In our recent webinar, “What to expect: Canadian regulatory updates in 30 minutes,” we covered the government of Alberta’s June 2022 Review of Alberta’s Technology Innovation and Emissions Reduction (TIER) Regulation discussion document. The document provided information to support public and stakeholder feedback that would be collected as part of a review of the TIER Regulation.
The goal of the review was to provide the public and stakeholders with an opportunity to offer their input on possible improvements to the TIER system, as well as policy and regulatory changes to have TIER meet the updated federal benchmark criteria for 2023 to 2030 while achieving Alberta’s goals for the climate and economy.
As a result of this review and engagement period, announced December 14, 2022, the government of Alberta has made amendments to the TIER Regulation and the Administrative Penalty Regulation.
Supporting government of Alberta documentation includes:
To help you stay up to speed, we’ve provided a comparison of details in the June 2022 discussion document against the amendments that will come into effect January 1, 2023.

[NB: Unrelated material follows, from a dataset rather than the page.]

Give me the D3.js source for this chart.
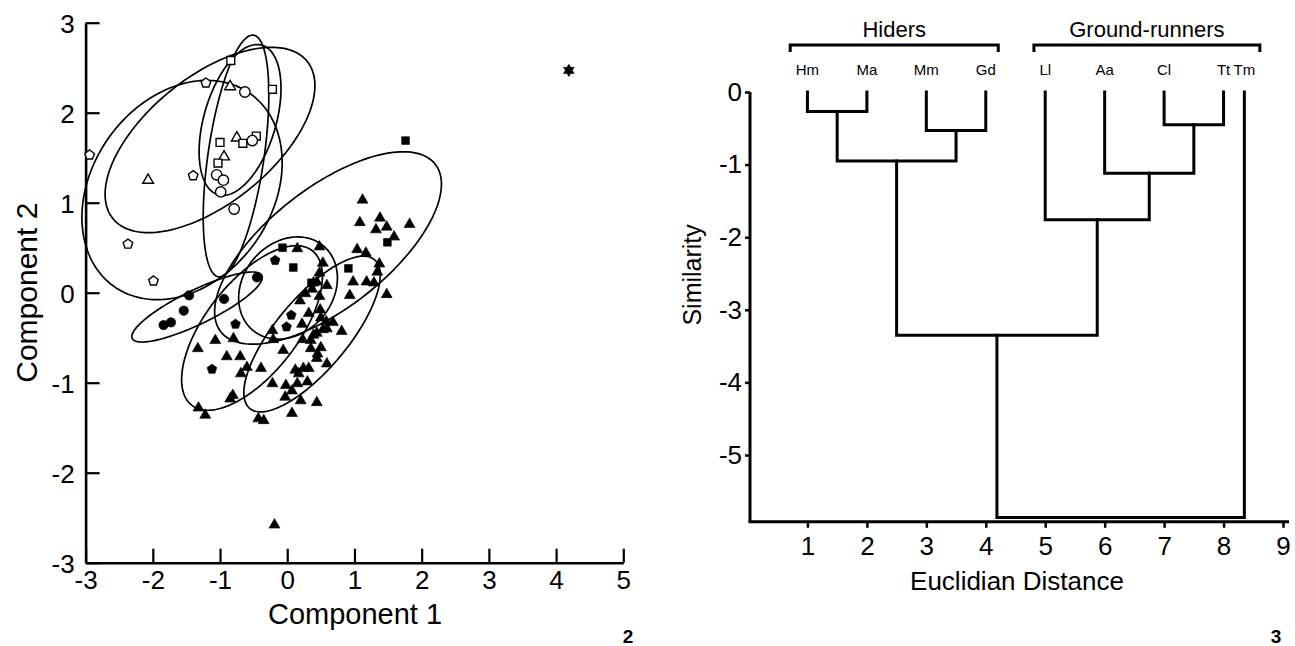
<!DOCTYPE html>
<html>
<head>
<meta charset="utf-8">
<script src="https://cdn.jsdelivr.net/npm/d3@7"></script>
<style>
  body { margin: 0; background: #fff; }
  svg text { font-family: "Liberation Sans", Arial, sans-serif; fill: #000; }
</style>
</head>
<body>
<svg id="chart" width="1295" height="646"></svg>
<script>
// ---- figure 2 : PCA scatter ----
const openPentagons = [[-2.94,1.53],[-1.21,2.33],[-1.40,1.30],[-2.37,0.54],[-1.99,0.13]];
const openTriangles = [[-2.07,1.25],[-0.85,2.29],[-0.75,1.72],[-0.94,1.51]];
const openSquares = [[-0.84,2.58],[-0.22,2.26],[-1.00,1.67],[-0.66,1.66],[-0.46,1.74],[-1.03,1.44]];
const openCircles = [[-0.63,2.23],[-0.52,1.69],[-1.05,1.31],[-0.95,1.25],[-0.99,1.12],[-0.79,0.93]];
const filledCircles = [[-0.45,0.17],[-0.94,-0.07],[-1.46,-0.03],[-1.54,-0.20],[-1.84,-0.36],[-1.73,-0.33]];
const filledPentagons = [[-0.18,0.36],[-0.77,-0.35],[-1.12,-0.85],[0.06,-0.25],[-0.01,-0.38]];
const filledSquares = [[1.76,1.69],[1.49,0.56],[0.91,0.27],[-0.07,0.50],[0.09,0.28],[0.36,0.11]];
const filledTriangles = [
  [1.12,1.03],[1.08,0.78],[1.38,0.83],[1.32,0.70],[1.48,0.73],[1.82,0.76],[1.59,0.62],
  [1.04,0.48],[1.17,0.44],[1.37,0.32],[1.34,0.23],[0.98,0.12],[1.18,0.12],[1.29,0.11],
  [0.93,-0.03],[1.48,-0.02],[0.48,0.51],[0.15,0.49],[0.53,0.33],[0.48,0.22],[0.39,0.11],
  [0.44,0.12],[0.59,0.08],[0.37,0.04],[0.27,-0.01],[0.19,-0.09],[0.48,-0.04],[0.49,-0.19],
  [0.32,-0.23],[0.50,-0.28],[0.58,-0.32],[0.68,-0.33],[0.59,-0.40],[0.53,-0.41],[0.81,-0.43],
  [0.22,-0.35],[0.39,-0.47],[0.44,-0.45],[0.23,-0.52],[0.35,-0.53],[0.35,-0.62],[0.50,-0.61],
  [0.45,-0.68],[0.44,-0.73],[0.59,-0.79],[-0.22,-0.42],[-0.21,-0.52],[-0.06,-0.64],
  [-1.07,-0.53],[-0.80,-0.51],[-1.33,-0.62],[-0.90,-0.71],[-0.70,-0.71],[-0.60,-0.83],
  [-0.39,-0.84],[-0.69,-0.90],[0.12,-0.86],[0.24,-0.84],[0.32,-0.84],[0.17,-0.90],
  [-0.22,-1.01],[-0.02,-1.03],[0.15,-1.01],[0.30,-0.99],[0.07,-1.09],[-0.03,-1.16],
  [0.20,-1.20],[0.44,-1.22],[0.07,-1.34],[-0.81,-1.14],[-0.85,-1.18],[-1.32,-1.28],
  [-1.22,-1.36],[-0.43,-1.40],[-0.35,-1.42],[-0.19,-2.58]
];
const starPoints = [[4.19,2.47]];

// confidence ellipses: centre and two conjugate semi-axes (component units)
// [cx, cy, ux, uy, vx, vy]
const ellipses = [
  [-1.565, 1.141, 1.008, 1.074, 1.097, -0.574],
  [-1.149, 1.697, 1.445, 0.874, 0.590, -0.544],
  [-0.762, 1.519, 0.261, 1.342, 0.4125, -0.0448],
  [-0.702, 1.919, 0.327, 0.831, 0.514, -0.113],
  [0.607, 0.497, 1.595, 0.931, 0.550, -0.525],
  [0.012, 0.052, 0.526, 0.468, 0.513, -0.3215],
  [0.369, -0.459, 0.928, 0.826, 0.410, -0.257],
  [-0.524, -0.392, 0.898, 0.858, 0.539, -0.315],
  [-1.342, -0.159, 0.964, 0.350, 0.1106, -0.170]
];

const xTicks1 = [-3,-2,-1,0,1,2,3,4,5];
const yTicks1 = [-3,-2,-1,0,1,2,3];

// ---- figure 3 : dendrogram ----
const leafNames = ["Hm","Ma","Mm","Gd","Ll","Aa","Cl","Tt","Tm"];
const leafPos = [1,2,3,4,5,6,7,8,8.35];
// [child a, child b, height]; new nodes are numbered after the leaves
const merges = [
  [0,1,-0.27],[2,3,-0.53],[9,10,-0.95],[6,7,-0.45],
  [5,12,-1.12],[4,13,-1.76],[11,14,-3.35],[15,8,-5.86]
];
const groups = [
  {name: "Hiders", from: 0.71, to: 4.21},
  {name: "Ground-runners", from: 4.81, to: 8.61}
];
const xTicks2 = [1,2,3,4,5,6,7,8,9];
const yTicks2 = [0,-1,-2,-3,-4,-5];

const svg = d3.select("#chart");

// ================= left panel =================
const x1 = d3.scaleLinear().domain([-3, 5]).range([85.6, 623.3]);
const y1 = d3.scaleLinear().domain([-3, 3]).range([562.7, 22.7]);

const left = svg.append("g");

const ax1 = left.append("g")
  .attr("transform", `translate(${x1(-3)},0)`)
  .call(d3.axisLeft(y1).tickValues(yTicks1).tickSize(-14).tickSizeOuter(0).tickPadding(11).tickFormat(d => d));
const bx1 = left.append("g")
  .attr("transform", `translate(0,${y1(-3)})`)
  .call(d3.axisBottom(x1).tickValues(xTicks1).tickSize(-14).tickSizeOuter(0).tickPadding(8).tickFormat(d => d));
[ax1, bx1].forEach(g => {
  g.select(".domain").attr("stroke", "#000").attr("stroke-width", 2.6);
  g.selectAll(".tick line").attr("stroke", "#000").attr("stroke-width", 2.2);
  g.selectAll(".tick text").attr("font-size", 26).attr("font-family", "Liberation Sans, Arial, sans-serif");
});
ax1.selectAll(".tick text").attr("dy", "0.36em");
bx1.selectAll(".tick text").attr("dy", "0.72em");

// ellipses
const ellLine = d3.line().x(d => x1(d[0])).y(d => y1(d[1])).curve(d3.curveLinearClosed);
const angles = d3.range(0, 2 * Math.PI, Math.PI / 90);
left.append("g").selectAll("path")
  .data(ellipses)
  .join("path")
  .attr("d", e => ellLine(angles.map(t => [
    e[0] + e[2] * Math.cos(t) + e[4] * Math.sin(t),
    e[1] + e[3] * Math.cos(t) + e[5] * Math.sin(t)
  ])))
  .attr("fill", "none")
  .attr("stroke", "#000")
  .attr("stroke-width", 1.7);

// custom symbols
const symbolPentagon = {
  draw(context, size) {
    const r = Math.sqrt(size / 2.378);
    for (let i = 0; i < 5; i++) {
      const a = -Math.PI / 2 + i * 2 * Math.PI / 5;
      if (i === 0) context.moveTo(r * Math.cos(a), r * Math.sin(a));
      else context.lineTo(r * Math.cos(a), r * Math.sin(a));
    }
    context.closePath();
  }
};
const symbolHexagram = {
  draw(context, size) {
    const r = Math.sqrt(size / 1.6);
    for (let i = 0; i < 12; i++) {
      const a = -Math.PI / 2 + i * Math.PI / 6;
      const rr = i % 2 === 0 ? r : r / Math.sqrt(3);
      if (i === 0) context.moveTo(rr * Math.cos(a), rr * Math.sin(a));
      else context.lineTo(rr * Math.cos(a), rr * Math.sin(a));
    }
    context.closePath();
  }
};

const series = [
  {pts: openPentagons, type: symbolPentagon, size: 60, filled: false},
  {pts: openTriangles, type: d3.symbolTriangle, size: 50, filled: false},
  {pts: openSquares, type: d3.symbolSquare, size: 62, filled: false},
  {pts: openCircles, type: d3.symbolCircle, size: 85, filled: false},
  {pts: filledCircles, type: d3.symbolCircle, size: 70, filled: true},
  {pts: filledPentagons, type: symbolPentagon, size: 62, filled: true},
  {pts: filledSquares, type: d3.symbolSquare, size: 60, filled: true},
  {pts: filledTriangles, type: d3.symbolTriangle, size: 52, filled: true},
  {pts: starPoints, type: symbolHexagram, size: 60, filled: true}
];

series.forEach(s => {
  left.append("g").selectAll("path")
    .data(s.pts)
    .join("path")
    .attr("transform", d => `translate(${x1(d[0])},${y1(d[1])})`)
    .attr("d", d3.symbol().type(s.type).size(s.size))
    .attr("fill", s.filled ? "#000" : "#fff")
    .attr("stroke", "#000")
    .attr("stroke-width", s.filled ? 0.6 : 1.4);
});

left.append("text")
  .attr("x", 355)
  .attr("y", 624)
  .attr("text-anchor", "middle")
  .attr("font-size", 29)
  .text("Component 1");
left.append("text")
  .attr("transform", `translate(37,${y1(0)}) rotate(-90)`)
  .attr("text-anchor", "middle")
  .attr("font-size", 30)
  .text("Component 2");
left.append("text")
  .attr("x", 628).attr("y", 643)
  .attr("text-anchor", "middle")
  .attr("font-size", 19).attr("font-weight", "bold")
  .text("2");

// ================= right panel =================
const x2 = d3.scaleLinear().domain([0, 9]).range([748, 1283]);
const y2 = d3.scaleLinear().domain([0, -5.92]).range([92, 521.8]);

const right = svg.append("g");

const ax2 = right.append("g")
  .attr("transform", `translate(${x2(0) + 2},0)`)
  .call(d3.axisLeft(y2).tickValues(yTicks2).tickSize(5).tickSizeOuter(0).tickPadding(3).tickFormat(d => d));
const bx2 = right.append("g")
  .attr("transform", `translate(0,${y2(-5.92)})`)
  .call(d3.axisBottom(x2).tickValues(xTicks2).tickSize(6).tickSizeOuter(0).tickPadding(8).tickFormat(d => d));
[ax2, bx2].forEach(g => {
  g.select(".domain").attr("stroke", "#000").attr("stroke-width", 3);
  g.selectAll(".tick line").attr("stroke", "#000").attr("stroke-width", 2.5);
  g.selectAll(".tick text").attr("font-size", 26).attr("font-family", "Liberation Sans, Arial, sans-serif");
});
bx2.selectAll(".tick text").attr("dy", "0.72em");
ax2.select(".domain").attr("d", `M0,${y2(0)}V${y2(-5.92)}`);
bx2.select(".domain").attr("d", `M${x2(0) + 0.5},0H${x2(9) + 6}`);

// dendrogram nodes
const nodeX = leafPos.slice();
const nodeH = leafPos.map(() => 0);
merges.forEach(m => {
  nodeX.push((nodeX[m[0]] + nodeX[m[1]]) / 2);
  nodeH.push(m[2]);
});
right.append("g").selectAll("path")
  .data(merges)
  .join("path")
  .attr("d", m => `M${x2(nodeX[m[0]])},${y2(nodeH[m[0]])}V${y2(m[2])}H${x2(nodeX[m[1]])}V${y2(nodeH[m[1]])}`)
  .attr("fill", "none")
  .attr("stroke", "#000")
  .attr("stroke-width", 3)
  .attr("stroke-linejoin", "miter")
  .attr("stroke-linecap", "square");

right.append("g").selectAll("text")
  .data(leafNames)
  .join("text")
  .attr("x", (d, i) => x2(leafPos[i]))
  .attr("y", 75)
  .attr("text-anchor", "middle")
  .attr("font-size", 15)
  .text(d => d);

const gb = right.append("g").selectAll("g").data(groups).join("g");
gb.append("path")
  .attr("d", g => `M${x2(g.from)},52V45H${x2(g.to)}V52`)
  .attr("fill", "none").attr("stroke", "#000").attr("stroke-width", 3);
gb.append("text")
  .attr("x", g => (x2(g.from) + x2(g.to)) / 2)
  .attr("y", 37)
  .attr("text-anchor", "middle")
  .attr("font-size", 22)
  .text(g => g.name);

right.append("text")
  .attr("x", 1017)
  .attr("y", 590)
  .attr("text-anchor", "middle")
  .attr("font-size", 26)
  .text("Euclidian Distance");
right.append("text")
  .attr("transform", `translate(701,${(y2(0) + y2(-5.92)) / 2 - 32}) rotate(-90)`)
  .attr("text-anchor", "middle")
  .attr("font-size", 25)
  .text("Similarity");
right.append("text")
  .attr("x", 1276).attr("y", 643)
  .attr("text-anchor", "middle")
  .attr("font-size", 19).attr("font-weight", "bold")
  .text("3");
</script>
</body>
</html>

Criteria target | Proposed June 17, 2022 | Effective January 1, 2023 |
Carbon price | TIER fund price to follow the annual minimum national carbon pollution price from 2023 to 2030. | The Ministerial Order establishing the TIER fund price for 2023 through 2030 increasing from $65 to $170 in $15 annual increments will be released shortly. |
Common scope | Includes emissions from venting, flaring, and fugitives in the total regulated emissions and the potential for free allocations provided to aggregate facilities. | Includes flaring emissions in regulated emissions for aggregate oil and gas facilities. |
Stringency | A facility may opt in to the regulation if it competes directly with a facility covered by the regulation or has greater than 2,000 tonnes CO2e per year and belongs to an EITE. | Opt-In threshold for emissions-intensive and trade-exposed industry is 2,000 tonnes CO2e/year. |
Stringency | Reduce FSBs and HPBs at a rate of 2% per year. Tightening rates would not apply to the non-tightening portion of the calculations, which includes industrial process emissions. | A 2% annual tightening rate will apply to facility-specific benchmarks and high performance benchmarks. For oil sands mining, in situ and upgrading, the annual tightening rate is 4% in 2029 and 2030. In early 2023, Environment and Protected Areas will be releasing updates to TIER standards and Ministerial Orders to establish additional high performance benchmarks. |
Stringency | Eligible facilities are assigned a compliance cost containment allocation benchmark (BCCA) for a three- to five-year period based on economic hardship at the time of application in addition to credit use limit being removed. BCCAs are tapered over the three- to five-year period, incrementally returning to emission allocations that would have been assigned to the facility in absence of the cost containment program. Removal of the credit use limit would still apply. Facilities that enter the regulation after January 1, 2023, are ineligible for the cost containment program. | The Cost Containment Program remains and changes include setting a supplemental benchmark on entry to the program as well as enabling sites in the program to earn emission performance credits. |
Carbon price signal | Credit-use limit to be increased from 60% and can be flexible to adjust to market dynamics (mechanism to establish credit-use limit TBD, if passed). | The credit usage limit is 60% in 2023, 70% in 2024, 80% in 2025, and 90% in 2026 and onward. |
Carbon price signal | Reducing the credit expiry period for both EPCs and emission offsets, starting with credits generated after December 31, 2022. | Emission performance credit and emission offset credit expiry is five years. |
Carbon price signal | Allow only one emission offset to be generated for each sequestered tonne of CO2e emissions, regardless of the TIER fund price. CCUS emission offsets (saline aquifer sequestration and EOR) could be converted to a new class in the year of creation and would be directly deducted from total regulated emissions of the capturing facility. | Sequestration credits and capture recognition tonnes are established as new instruments. Sequestration credits enable recognition under the Clean Fuel Regulations. Capture recognition tonnes also enable large emitters and opt-in facilities to reduce sequestered emissions from total regulated emissions at carbon capture sites. |
Carbon price signal | CO2 emissions generated from the combustion, decomposition, or fermentation of biomass from plant materials and animal waste, which are sent off-site to be geologically sequestered, are reported, but not included in the exported CO2. | The biomass emissions definition has changed and excludes biomass emissions from the calculation of exported CO2. |
Stringency | N/A | The TIER Regulation is in effect through 2030, and includes a commitment to review it by the end of 2026. |
In January 2023, the government of Alberta will host an information session in Calgary (aiming to enable virtual participation) for regulated facilities and carbon offset project developers on the changes detailed in the TIER Amendment Regulation and standards. Registration details for the session will be emailed by the government of Alberta in early January.